Work to be completed: Repeat every line of the data exactly, but not the pictures.

Data extract:
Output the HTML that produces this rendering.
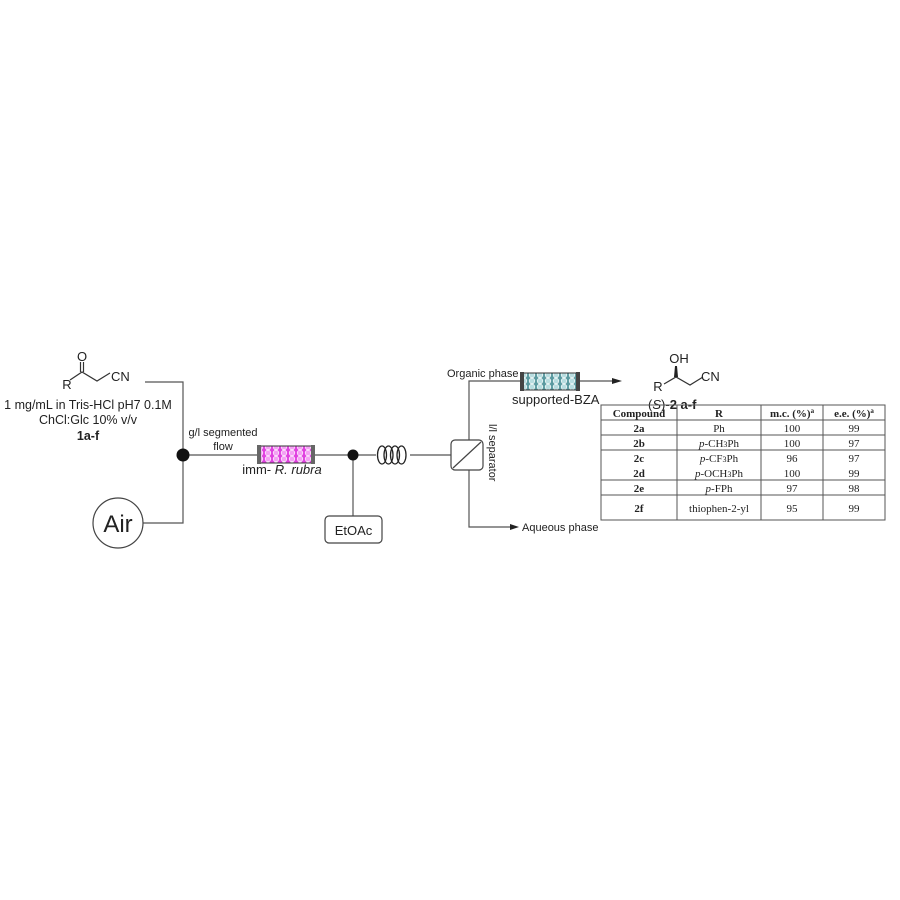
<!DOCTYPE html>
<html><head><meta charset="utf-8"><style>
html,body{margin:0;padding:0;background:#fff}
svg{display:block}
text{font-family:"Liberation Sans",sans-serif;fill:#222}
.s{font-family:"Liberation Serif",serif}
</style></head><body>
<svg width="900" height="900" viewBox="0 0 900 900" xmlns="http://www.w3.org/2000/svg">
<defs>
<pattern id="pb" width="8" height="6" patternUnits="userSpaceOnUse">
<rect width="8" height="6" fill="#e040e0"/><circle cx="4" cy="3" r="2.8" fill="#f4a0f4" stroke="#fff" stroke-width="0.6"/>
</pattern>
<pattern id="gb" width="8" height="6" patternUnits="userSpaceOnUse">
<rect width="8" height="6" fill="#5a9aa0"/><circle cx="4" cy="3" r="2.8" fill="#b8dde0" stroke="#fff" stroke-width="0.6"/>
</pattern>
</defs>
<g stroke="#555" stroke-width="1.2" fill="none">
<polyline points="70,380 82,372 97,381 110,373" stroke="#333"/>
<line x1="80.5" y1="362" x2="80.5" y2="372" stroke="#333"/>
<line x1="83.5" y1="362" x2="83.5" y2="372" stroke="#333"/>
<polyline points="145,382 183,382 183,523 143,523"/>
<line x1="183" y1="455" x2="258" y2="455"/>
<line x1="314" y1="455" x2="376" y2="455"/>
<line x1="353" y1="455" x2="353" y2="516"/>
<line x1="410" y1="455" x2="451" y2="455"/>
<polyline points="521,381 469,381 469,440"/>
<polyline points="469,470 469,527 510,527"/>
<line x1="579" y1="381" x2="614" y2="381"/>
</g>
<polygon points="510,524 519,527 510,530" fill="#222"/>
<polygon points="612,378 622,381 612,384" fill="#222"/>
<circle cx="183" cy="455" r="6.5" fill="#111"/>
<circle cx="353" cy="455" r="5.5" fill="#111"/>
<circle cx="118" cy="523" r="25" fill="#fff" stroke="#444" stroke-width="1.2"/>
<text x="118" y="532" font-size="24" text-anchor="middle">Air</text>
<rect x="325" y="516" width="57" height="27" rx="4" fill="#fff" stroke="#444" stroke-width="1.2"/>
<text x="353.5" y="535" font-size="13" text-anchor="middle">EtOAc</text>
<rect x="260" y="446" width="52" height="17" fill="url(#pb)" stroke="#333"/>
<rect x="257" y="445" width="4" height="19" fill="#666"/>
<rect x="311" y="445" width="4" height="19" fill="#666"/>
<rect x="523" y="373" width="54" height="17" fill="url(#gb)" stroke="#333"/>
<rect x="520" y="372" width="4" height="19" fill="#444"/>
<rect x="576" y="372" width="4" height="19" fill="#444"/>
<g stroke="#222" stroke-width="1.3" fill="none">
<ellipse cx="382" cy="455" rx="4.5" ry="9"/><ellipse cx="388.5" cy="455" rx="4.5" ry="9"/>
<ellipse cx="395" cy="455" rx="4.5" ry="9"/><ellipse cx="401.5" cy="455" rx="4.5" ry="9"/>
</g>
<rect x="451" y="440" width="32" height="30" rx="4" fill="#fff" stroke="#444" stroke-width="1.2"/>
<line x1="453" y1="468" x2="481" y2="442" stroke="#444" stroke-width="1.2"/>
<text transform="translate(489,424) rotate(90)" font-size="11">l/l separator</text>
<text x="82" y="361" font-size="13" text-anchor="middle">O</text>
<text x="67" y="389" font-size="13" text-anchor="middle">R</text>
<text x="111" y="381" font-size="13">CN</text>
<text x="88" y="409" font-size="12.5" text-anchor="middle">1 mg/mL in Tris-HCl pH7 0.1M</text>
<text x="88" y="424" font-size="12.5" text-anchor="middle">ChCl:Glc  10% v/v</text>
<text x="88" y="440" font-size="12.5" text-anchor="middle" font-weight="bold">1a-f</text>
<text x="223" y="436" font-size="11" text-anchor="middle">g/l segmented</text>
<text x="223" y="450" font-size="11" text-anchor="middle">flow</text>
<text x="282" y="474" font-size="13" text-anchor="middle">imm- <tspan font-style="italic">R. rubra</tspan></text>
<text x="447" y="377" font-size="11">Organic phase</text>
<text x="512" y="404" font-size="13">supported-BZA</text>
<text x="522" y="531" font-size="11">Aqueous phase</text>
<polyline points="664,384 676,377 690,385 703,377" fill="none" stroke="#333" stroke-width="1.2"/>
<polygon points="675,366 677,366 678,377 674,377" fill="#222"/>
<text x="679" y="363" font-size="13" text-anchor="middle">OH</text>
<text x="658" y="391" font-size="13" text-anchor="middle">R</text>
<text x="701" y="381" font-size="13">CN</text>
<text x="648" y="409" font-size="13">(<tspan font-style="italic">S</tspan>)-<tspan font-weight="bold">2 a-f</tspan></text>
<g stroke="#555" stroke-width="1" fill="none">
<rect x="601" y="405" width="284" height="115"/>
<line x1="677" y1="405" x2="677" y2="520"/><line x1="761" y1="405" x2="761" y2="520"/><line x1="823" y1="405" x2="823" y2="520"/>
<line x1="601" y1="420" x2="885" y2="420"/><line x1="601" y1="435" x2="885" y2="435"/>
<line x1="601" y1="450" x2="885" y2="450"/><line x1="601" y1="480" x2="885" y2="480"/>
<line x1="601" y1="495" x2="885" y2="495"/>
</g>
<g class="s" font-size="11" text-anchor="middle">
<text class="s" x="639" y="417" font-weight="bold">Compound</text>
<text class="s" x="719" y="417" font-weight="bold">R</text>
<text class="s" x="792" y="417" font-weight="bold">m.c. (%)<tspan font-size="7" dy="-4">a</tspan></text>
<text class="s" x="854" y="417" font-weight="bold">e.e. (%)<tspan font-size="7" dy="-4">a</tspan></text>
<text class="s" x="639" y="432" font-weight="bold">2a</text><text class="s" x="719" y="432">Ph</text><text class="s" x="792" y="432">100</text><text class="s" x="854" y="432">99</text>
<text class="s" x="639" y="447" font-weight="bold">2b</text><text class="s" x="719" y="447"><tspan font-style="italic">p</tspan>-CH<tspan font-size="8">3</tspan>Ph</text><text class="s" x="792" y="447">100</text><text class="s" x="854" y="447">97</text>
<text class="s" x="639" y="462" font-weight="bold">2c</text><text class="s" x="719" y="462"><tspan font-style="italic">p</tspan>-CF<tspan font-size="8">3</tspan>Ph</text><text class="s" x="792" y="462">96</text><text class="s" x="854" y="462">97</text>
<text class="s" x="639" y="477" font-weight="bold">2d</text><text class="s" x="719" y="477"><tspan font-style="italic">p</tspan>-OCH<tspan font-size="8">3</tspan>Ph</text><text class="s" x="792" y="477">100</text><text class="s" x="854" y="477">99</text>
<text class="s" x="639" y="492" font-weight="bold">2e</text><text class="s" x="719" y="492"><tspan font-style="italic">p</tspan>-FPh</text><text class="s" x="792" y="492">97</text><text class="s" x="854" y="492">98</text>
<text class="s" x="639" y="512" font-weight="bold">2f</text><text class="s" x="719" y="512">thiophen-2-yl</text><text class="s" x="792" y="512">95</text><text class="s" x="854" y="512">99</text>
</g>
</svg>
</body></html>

Reply to the exercise:
Output the HTML that produces this rendering.
<!DOCTYPE html>
<html><head><meta charset="utf-8"><style>
html,body{margin:0;padding:0;background:#fff}
svg{display:block}
text{font-family:"Liberation Sans",sans-serif;fill:#222}
.s{font-family:"Liberation Serif",serif}
</style></head><body>
<svg width="900" height="900" viewBox="0 0 900 900" xmlns="http://www.w3.org/2000/svg">
<defs>
<pattern id="pb" width="8" height="6" patternUnits="userSpaceOnUse">
<rect width="8" height="6" fill="#e040e0"/><circle cx="4" cy="3" r="2.8" fill="#f4a0f4" stroke="#fff" stroke-width="0.6"/>
</pattern>
<pattern id="gb" width="8" height="6" patternUnits="userSpaceOnUse">
<rect width="8" height="6" fill="#5a9aa0"/><circle cx="4" cy="3" r="2.8" fill="#b8dde0" stroke="#fff" stroke-width="0.6"/>
</pattern>
</defs>
<g stroke="#555" stroke-width="1.2" fill="none">
<polyline points="70,380 82,372 97,381 110,373" stroke="#333"/>
<line x1="80.5" y1="362" x2="80.5" y2="372" stroke="#333"/>
<line x1="83.5" y1="362" x2="83.5" y2="372" stroke="#333"/>
<polyline points="145,382 183,382 183,523 143,523"/>
<line x1="183" y1="455" x2="258" y2="455"/>
<line x1="314" y1="455" x2="376" y2="455"/>
<line x1="353" y1="455" x2="353" y2="516"/>
<line x1="410" y1="455" x2="451" y2="455"/>
<polyline points="521,381 469,381 469,440"/>
<polyline points="469,470 469,527 510,527"/>
<line x1="579" y1="381" x2="614" y2="381"/>
</g>
<polygon points="510,524 519,527 510,530" fill="#222"/>
<polygon points="612,378 622,381 612,384" fill="#222"/>
<circle cx="183" cy="455" r="6.5" fill="#111"/>
<circle cx="353" cy="455" r="5.5" fill="#111"/>
<circle cx="118" cy="523" r="25" fill="#fff" stroke="#444" stroke-width="1.2"/>
<text x="118" y="532" font-size="24" text-anchor="middle">Air</text>
<rect x="325" y="516" width="57" height="27" rx="4" fill="#fff" stroke="#444" stroke-width="1.2"/>
<text x="353.5" y="535" font-size="13" text-anchor="middle">EtOAc</text>
<rect x="260" y="446" width="52" height="17" fill="url(#pb)" stroke="#333"/>
<rect x="257" y="445" width="4" height="19" fill="#666"/>
<rect x="311" y="445" width="4" height="19" fill="#666"/>
<rect x="523" y="373" width="54" height="17" fill="url(#gb)" stroke="#333"/>
<rect x="520" y="372" width="4" height="19" fill="#444"/>
<rect x="576" y="372" width="4" height="19" fill="#444"/>
<g stroke="#222" stroke-width="1.3" fill="none">
<ellipse cx="382" cy="455" rx="4.5" ry="9"/><ellipse cx="388.5" cy="455" rx="4.5" ry="9"/>
<ellipse cx="395" cy="455" rx="4.5" ry="9"/><ellipse cx="401.5" cy="455" rx="4.5" ry="9"/>
</g>
<rect x="451" y="440" width="32" height="30" rx="4" fill="#fff" stroke="#444" stroke-width="1.2"/>
<line x1="453" y1="468" x2="481" y2="442" stroke="#444" stroke-width="1.2"/>
<text transform="translate(489,424) rotate(90)" font-size="11">l/l separator</text>
<text x="82" y="361" font-size="13" text-anchor="middle">O</text>
<text x="67" y="389" font-size="13" text-anchor="middle">R</text>
<text x="111" y="381" font-size="13">CN</text>
<text x="88" y="409" font-size="12.5" text-anchor="middle">1 mg/mL in Tris-HCl pH7 0.1M</text>
<text x="88" y="424" font-size="12.5" text-anchor="middle">ChCl:Glc  10% v/v</text>
<text x="88" y="440" font-size="12.5" text-anchor="middle" font-weight="bold">1a-f</text>
<text x="223" y="436" font-size="11" text-anchor="middle">g/l segmented</text>
<text x="223" y="450" font-size="11" text-anchor="middle">flow</text>
<text x="282" y="474" font-size="13" text-anchor="middle">imm- <tspan font-style="italic">R. rubra</tspan></text>
<text x="447" y="377" font-size="11">Organic phase</text>
<text x="512" y="404" font-size="13">supported-BZA</text>
<text x="522" y="531" font-size="11">Aqueous phase</text>
<polyline points="664,384 676,377 690,385 703,377" fill="none" stroke="#333" stroke-width="1.2"/>
<polygon points="675,366 677,366 678,377 674,377" fill="#222"/>
<text x="679" y="363" font-size="13" text-anchor="middle">OH</text>
<text x="658" y="391" font-size="13" text-anchor="middle">R</text>
<text x="701" y="381" font-size="13">CN</text>
<text x="648" y="409" font-size="13">(<tspan font-style="italic">S</tspan>)-<tspan font-weight="bold">2 a-f</tspan></text>
<g stroke="#555" stroke-width="1" fill="none">
<rect x="601" y="405" width="284" height="115"/>
<line x1="677" y1="405" x2="677" y2="520"/><line x1="761" y1="405" x2="761" y2="520"/><line x1="823" y1="405" x2="823" y2="520"/>
<line x1="601" y1="420" x2="885" y2="420"/><line x1="601" y1="435" x2="885" y2="435"/>
<line x1="601" y1="450" x2="885" y2="450"/><line x1="601" y1="480" x2="885" y2="480"/>
<line x1="601" y1="495" x2="885" y2="495"/>
</g>
<g class="s" font-size="11" text-anchor="middle">
<text class="s" x="639" y="417" font-weight="bold">Compound</text>
<text class="s" x="719" y="417" font-weight="bold">R</text>
<text class="s" x="792" y="417" font-weight="bold">m.c. (%)<tspan font-size="7" dy="-4">a</tspan></text>
<text class="s" x="854" y="417" font-weight="bold">e.e. (%)<tspan font-size="7" dy="-4">a</tspan></text>
<text class="s" x="639" y="432" font-weight="bold">2a</text><text class="s" x="719" y="432">Ph</text><text class="s" x="792" y="432">100</text><text class="s" x="854" y="432">99</text>
<text class="s" x="639" y="447" font-weight="bold">2b</text><text class="s" x="719" y="447"><tspan font-style="italic">p</tspan>-CH<tspan font-size="8">3</tspan>Ph</text><text class="s" x="792" y="447">100</text><text class="s" x="854" y="447">97</text>
<text class="s" x="639" y="462" font-weight="bold">2c</text><text class="s" x="719" y="462"><tspan font-style="italic">p</tspan>-CF<tspan font-size="8">3</tspan>Ph</text><text class="s" x="792" y="462">96</text><text class="s" x="854" y="462">97</text>
<text class="s" x="639" y="477" font-weight="bold">2d</text><text class="s" x="719" y="477"><tspan font-style="italic">p</tspan>-OCH<tspan font-size="8">3</tspan>Ph</text><text class="s" x="792" y="477">100</text><text class="s" x="854" y="477">99</text>
<text class="s" x="639" y="492" font-weight="bold">2e</text><text class="s" x="719" y="492"><tspan font-style="italic">p</tspan>-FPh</text><text class="s" x="792" y="492">97</text><text class="s" x="854" y="492">98</text>
<text class="s" x="639" y="512" font-weight="bold">2f</text><text class="s" x="719" y="512">thiophen-2-yl</text><text class="s" x="792" y="512">95</text><text class="s" x="854" y="512">99</text>
</g>
</svg>
</body></html>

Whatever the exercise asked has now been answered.